A HEAT wave scorched the United States East Coast with another day of high temperatures on Saturday, forcing power authorities to throttle back the voltage to protect straining electrical grids as residents cranked up the air.

Temperatures reached 40 degrees Celsius in Atlantic City, New Jersey, 39 degrees in Baltimore, 38 degrees in Washington, D.C., and 37 degrees in Philadelphia and at New York's Kennedy Airport, but humidity made it feel hotter across the region.

In New York's Times Square, tourists crowded into patches of shade along a baking Broadway, where Tony Eckinger, 34, was selling spray bottles with fans attached for US$30. He had bought them at a drug store earlier in the day for US$15.

"All the stores here are sold out," Eckinger said. "Everybody's trying to keep cool."

Nearby, Gordon Miller, 58, waited in the sun as his family bought theater tickets at a discount booth.

"I told them I don't care what we see," said Miller, of Peebles, Scotland. "Getting inside and getting cool, that's the idea."

The heat was expected to ease yesterday, but will remain above 30 degrees, National Weather Service meteorologist Joe Pollina said.

"Monday is really when we see cooler air coming," he said, with forecasted temperatures sinking to the mid-20 degrees.

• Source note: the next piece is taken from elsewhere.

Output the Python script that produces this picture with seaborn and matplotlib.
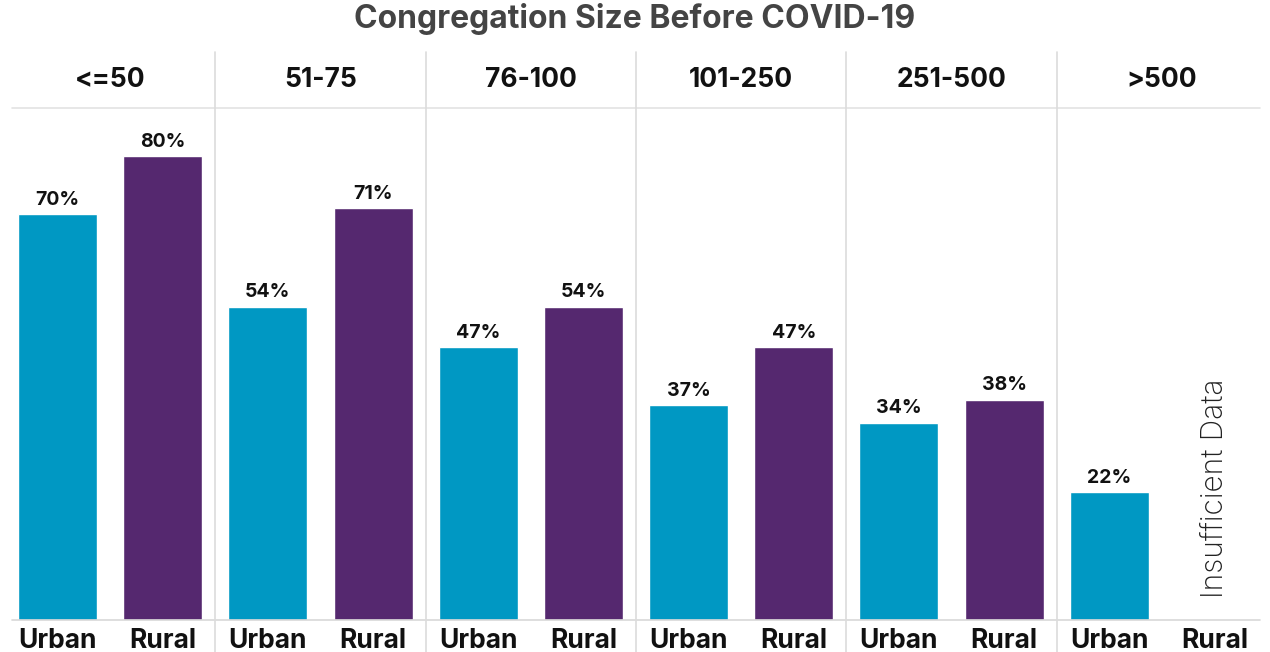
import matplotlib
matplotlib.use("Agg")
import matplotlib.pyplot as plt
import seaborn as sns
import pandas as pd
import numpy as np
from matplotlib.lines import Line2D

sizes = ['<=50', '51-75', '76-100', '101-250', '251-500', '>500']
areas = ['Urban', 'Rural']
urban = [70, 54, 47, 37, 34, 22]
rural = [80, 71, 54, 47, 38, np.nan]
title = 'Congregation Size Before COVID-19'
colors = {'Urban': '#0098c3', 'Rural': '#55286f'}

rows = []
for s, u, r in zip(sizes, urban, rural):
    rows.append({'size': s, 'area': 'Urban', 'value': u})
    rows.append({'size': s, 'area': 'Rural', 'value': r})
df = pd.DataFrame(rows)

sns.set_theme(style='white')
plt.rcParams['font.family'] = ['Inter', 'DejaVu Sans']

W, H = 1270, 652
fig = plt.figure(figsize=(W / 100, H / 100), dpi=100)
left_px, right_px = 5, 1267
top_px, bot_px = 108, 620
fw = (right_px - left_px) / len(sizes)
axes = []
for i, s in enumerate(sizes):
    x0 = left_px + i * fw
    ax = fig.add_axes([x0 / W, 1 - bot_px / H, fw / W, (bot_px - top_px) / H])
    sub = df[df['size'] == s]
    sns.barplot(data=sub, x='area', y='value', hue='area', order=areas,
                hue_order=areas, palette=colors, width=0.75, dodge=False,
                legend=False, ax=ax, saturation=1)
    ax.set_ylim(0, 88.3)
    ax.set_xlim(-0.5, 1.5)
    ax.set_xlabel('')
    ax.set_ylabel('')
    ax.set_yticks([])
    for sp in ax.spines.values():
        sp.set_visible(False)
    ax.tick_params(axis='x', length=0, pad=6)
    for lab in ax.get_xticklabels():
        lab.set_fontsize(19)
        lab.set_fontweight('bold')
        lab.set_color('#111111')
    for j, a in enumerate(areas):
        v = sub[sub['area'] == a]['value'].values[0]
        if not np.isnan(v):
            ax.annotate(f'{int(v)}%', (j, v), xytext=(0, 4), textcoords='offset points',
                        ha='center', va='bottom', fontsize=14, fontweight='bold',
                        color='#111111')
    ax.text(0.5, 1 + 28 / (bot_px - top_px), s, transform=ax.transAxes,
            ha='center', va='center', fontsize=19, fontweight='bold', color='#111111')
    axes.append(ax)

axes[-1].text(1, 22.8, 'Insufficient Data', rotation=90, ha='center', va='center',
              fontsize=21.5, fontweight='light', color='#222222')

# grid lines
fig.add_artist(Line2D([12 / W, 1260 / W], [1 - top_px / H] * 2, color='#e3e3e3', lw=1.2))
fig.add_artist(Line2D([12 / W, 1260 / W], [1 - bot_px / H] * 2, color='#d8d8d8', lw=1.2))
for i in range(1, len(sizes)):
    x = (left_px + i * fw) / W
    fig.add_artist(Line2D([x, x], [0, 1 - 52 / H], color='#dcdcdc', lw=1.2))

fig.text(0.5, 1 - 19 / H, title, ha='center', va='center', fontsize=23,
         fontweight='bold', color='#444444')

fig.savefig('out.png', dpi=100, facecolor='white')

The bubble of hot air developed over the Midwest earlier this week and has caused more than a dozen deaths as it moved eastward. By Saturday, the medical examiner's office in Chicago listed heat stress or heat stroke as the cause of death for eight people. The latest death involved a 59-year-old man.

In south-central Pennsylvania, authorities said a 63-year-old man in York died on Friday of hyperthermia, or overheating, in an unventilated apartment where the temperature had reached 43 degrees. A 94-year-old man in Carroll Township also died after his air conditioner stopped working because of a tripped circuit breaker.

About 10,000 customers remained without power in New York City and its suburbs, and about 9,000 in New Jersey, after parts of the region's electrical network failed.